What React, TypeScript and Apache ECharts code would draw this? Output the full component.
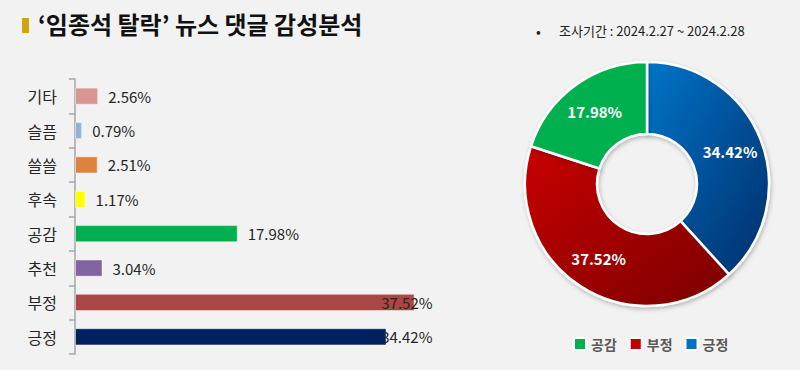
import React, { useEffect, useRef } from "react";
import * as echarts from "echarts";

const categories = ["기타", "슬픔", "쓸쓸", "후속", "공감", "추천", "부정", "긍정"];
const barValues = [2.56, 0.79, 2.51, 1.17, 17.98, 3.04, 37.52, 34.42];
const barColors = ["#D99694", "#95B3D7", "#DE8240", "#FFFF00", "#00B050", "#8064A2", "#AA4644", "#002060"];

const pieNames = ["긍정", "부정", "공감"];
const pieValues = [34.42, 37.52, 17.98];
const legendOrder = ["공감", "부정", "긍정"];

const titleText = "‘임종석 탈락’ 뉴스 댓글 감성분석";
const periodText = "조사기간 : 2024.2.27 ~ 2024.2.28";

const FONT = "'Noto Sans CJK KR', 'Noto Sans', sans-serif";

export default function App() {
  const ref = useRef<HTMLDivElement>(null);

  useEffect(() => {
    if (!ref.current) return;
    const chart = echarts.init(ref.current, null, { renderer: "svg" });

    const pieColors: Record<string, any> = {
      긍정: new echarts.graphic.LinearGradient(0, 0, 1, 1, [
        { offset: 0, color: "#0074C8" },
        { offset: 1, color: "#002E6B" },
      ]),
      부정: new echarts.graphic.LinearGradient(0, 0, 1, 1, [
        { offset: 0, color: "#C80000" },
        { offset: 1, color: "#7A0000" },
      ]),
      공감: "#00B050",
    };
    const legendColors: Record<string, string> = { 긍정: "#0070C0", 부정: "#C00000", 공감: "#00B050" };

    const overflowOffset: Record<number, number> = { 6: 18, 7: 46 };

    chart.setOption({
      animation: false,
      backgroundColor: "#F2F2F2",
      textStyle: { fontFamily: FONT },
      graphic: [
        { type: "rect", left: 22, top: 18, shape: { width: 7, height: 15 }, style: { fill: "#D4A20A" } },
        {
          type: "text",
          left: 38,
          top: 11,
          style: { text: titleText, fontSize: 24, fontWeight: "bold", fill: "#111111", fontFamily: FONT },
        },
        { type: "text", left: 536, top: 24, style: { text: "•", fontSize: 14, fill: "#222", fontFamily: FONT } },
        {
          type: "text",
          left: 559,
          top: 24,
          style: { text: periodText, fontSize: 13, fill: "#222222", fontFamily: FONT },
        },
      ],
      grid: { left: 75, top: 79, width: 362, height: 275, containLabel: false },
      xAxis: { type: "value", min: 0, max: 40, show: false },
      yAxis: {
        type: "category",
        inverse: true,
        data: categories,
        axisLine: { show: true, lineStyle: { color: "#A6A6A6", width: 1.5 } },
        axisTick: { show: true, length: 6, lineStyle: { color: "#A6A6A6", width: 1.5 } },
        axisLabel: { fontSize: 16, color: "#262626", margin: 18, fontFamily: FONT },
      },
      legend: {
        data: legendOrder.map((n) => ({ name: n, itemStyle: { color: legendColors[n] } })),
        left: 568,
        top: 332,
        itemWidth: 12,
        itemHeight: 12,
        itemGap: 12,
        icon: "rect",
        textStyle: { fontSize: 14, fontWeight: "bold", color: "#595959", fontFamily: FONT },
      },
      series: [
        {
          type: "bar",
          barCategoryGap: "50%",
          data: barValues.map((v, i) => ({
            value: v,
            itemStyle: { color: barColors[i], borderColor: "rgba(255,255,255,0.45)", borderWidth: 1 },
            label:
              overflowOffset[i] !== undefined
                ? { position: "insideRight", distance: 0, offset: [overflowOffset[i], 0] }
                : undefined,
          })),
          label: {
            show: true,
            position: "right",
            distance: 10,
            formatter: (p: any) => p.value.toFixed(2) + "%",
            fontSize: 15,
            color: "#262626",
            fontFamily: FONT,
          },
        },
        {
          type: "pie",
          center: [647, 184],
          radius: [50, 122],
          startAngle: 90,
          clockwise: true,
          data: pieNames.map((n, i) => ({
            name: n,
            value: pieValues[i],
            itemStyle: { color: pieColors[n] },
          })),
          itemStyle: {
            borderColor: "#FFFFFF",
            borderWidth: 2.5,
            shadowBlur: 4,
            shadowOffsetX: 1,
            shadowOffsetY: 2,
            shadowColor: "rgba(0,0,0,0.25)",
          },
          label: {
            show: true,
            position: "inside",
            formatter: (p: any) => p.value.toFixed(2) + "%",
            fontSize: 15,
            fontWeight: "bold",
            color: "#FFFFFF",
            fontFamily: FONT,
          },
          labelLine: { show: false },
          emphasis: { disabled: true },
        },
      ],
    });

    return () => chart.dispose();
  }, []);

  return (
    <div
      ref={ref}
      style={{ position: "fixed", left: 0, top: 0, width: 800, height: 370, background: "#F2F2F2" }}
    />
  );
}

========

**REQUIREMENT**.
Every line should be retyped exactly, with the pictures omitted.

**SOLUTION TO THIS EXERCISE**.
What React, TypeScript and Apache ECharts code would draw this? Output the full component.
import React, { useEffect, useRef } from "react";
import * as echarts from "echarts";

const categories = ["기타", "슬픔", "쓸쓸", "후속", "공감", "추천", "부정", "긍정"];
const barValues = [2.56, 0.79, 2.51, 1.17, 17.98, 3.04, 37.52, 34.42];
const barColors = ["#D99694", "#95B3D7", "#DE8240", "#FFFF00", "#00B050", "#8064A2", "#AA4644", "#002060"];

const pieNames = ["긍정", "부정", "공감"];
const pieValues = [34.42, 37.52, 17.98];
const legendOrder = ["공감", "부정", "긍정"];

const titleText = "‘임종석 탈락’ 뉴스 댓글 감성분석";
const periodText = "조사기간 : 2024.2.27 ~ 2024.2.28";

const FONT = "'Noto Sans CJK KR', 'Noto Sans', sans-serif";

export default function App() {
  const ref = useRef<HTMLDivElement>(null);

  useEffect(() => {
    if (!ref.current) return;
    const chart = echarts.init(ref.current, null, { renderer: "svg" });

    const pieColors: Record<string, any> = {
      긍정: new echarts.graphic.LinearGradient(0, 0, 1, 1, [
        { offset: 0, color: "#0074C8" },
        { offset: 1, color: "#002E6B" },
      ]),
      부정: new echarts.graphic.LinearGradient(0, 0, 1, 1, [
        { offset: 0, color: "#C80000" },
        { offset: 1, color: "#7A0000" },
      ]),
      공감: "#00B050",
    };
    const legendColors: Record<string, string> = { 긍정: "#0070C0", 부정: "#C00000", 공감: "#00B050" };

    const overflowOffset: Record<number, number> = { 6: 18, 7: 46 };

    chart.setOption({
      animation: false,
      backgroundColor: "#F2F2F2",
      textStyle: { fontFamily: FONT },
      graphic: [
        { type: "rect", left: 22, top: 18, shape: { width: 7, height: 15 }, style: { fill: "#D4A20A" } },
        {
          type: "text",
          left: 38,
          top: 11,
          style: { text: titleText, fontSize: 24, fontWeight: "bold", fill: "#111111", fontFamily: FONT },
        },
        { type: "text", left: 536, top: 24, style: { text: "•", fontSize: 14, fill: "#222", fontFamily: FONT } },
        {
          type: "text",
          left: 559,
          top: 24,
          style: { text: periodText, fontSize: 13, fill: "#222222", fontFamily: FONT },
        },
      ],
      grid: { left: 75, top: 79, width: 362, height: 275, containLabel: false },
      xAxis: { type: "value", min: 0, max: 40, show: false },
      yAxis: {
        type: "category",
        inverse: true,
        data: categories,
        axisLine: { show: true, lineStyle: { color: "#A6A6A6", width: 1.5 } },
        axisTick: { show: true, length: 6, lineStyle: { color: "#A6A6A6", width: 1.5 } },
        axisLabel: { fontSize: 16, color: "#262626", margin: 18, fontFamily: FONT },
      },
      legend: {
        data: legendOrder.map((n) => ({ name: n, itemStyle: { color: legendColors[n] } })),
        left: 568,
        top: 332,
        itemWidth: 12,
        itemHeight: 12,
        itemGap: 12,
        icon: "rect",
        textStyle: { fontSize: 14, fontWeight: "bold", color: "#595959", fontFamily: FONT },
      },
      series: [
        {
          type: "bar",
          barCategoryGap: "50%",
          data: barValues.map((v, i) => ({
            value: v,
            itemStyle: { color: barColors[i], borderColor: "rgba(255,255,255,0.45)", borderWidth: 1 },
            label:
              overflowOffset[i] !== undefined
                ? { position: "insideRight", distance: 0, offset: [overflowOffset[i], 0] }
                : undefined,
          })),
          label: {
            show: true,
            position: "right",
            distance: 10,
            formatter: (p: any) => p.value.toFixed(2) + "%",
            fontSize: 15,
            color: "#262626",
            fontFamily: FONT,
          },
        },
        {
          type: "pie",
          center: [647, 184],
          radius: [50, 122],
          startAngle: 90,
          clockwise: true,
          data: pieNames.map((n, i) => ({
            name: n,
            value: pieValues[i],
            itemStyle: { color: pieColors[n] },
          })),
          itemStyle: {
            borderColor: "#FFFFFF",
            borderWidth: 2.5,
            shadowBlur: 4,
            shadowOffsetX: 1,
            shadowOffsetY: 2,
            shadowColor: "rgba(0,0,0,0.25)",
          },
          label: {
            show: true,
            position: "inside",
            formatter: (p: any) => p.value.toFixed(2) + "%",
            fontSize: 15,
            fontWeight: "bold",
            color: "#FFFFFF",
            fontFamily: FONT,
          },
          labelLine: { show: false },
          emphasis: { disabled: true },
        },
      ],
    });

    return () => chart.dispose();
  }, []);

  return (
    <div
      ref={ref}
      style={{ position: "fixed", left: 0, top: 0, width: 800, height: 370, background: "#F2F2F2" }}
    />
  );
}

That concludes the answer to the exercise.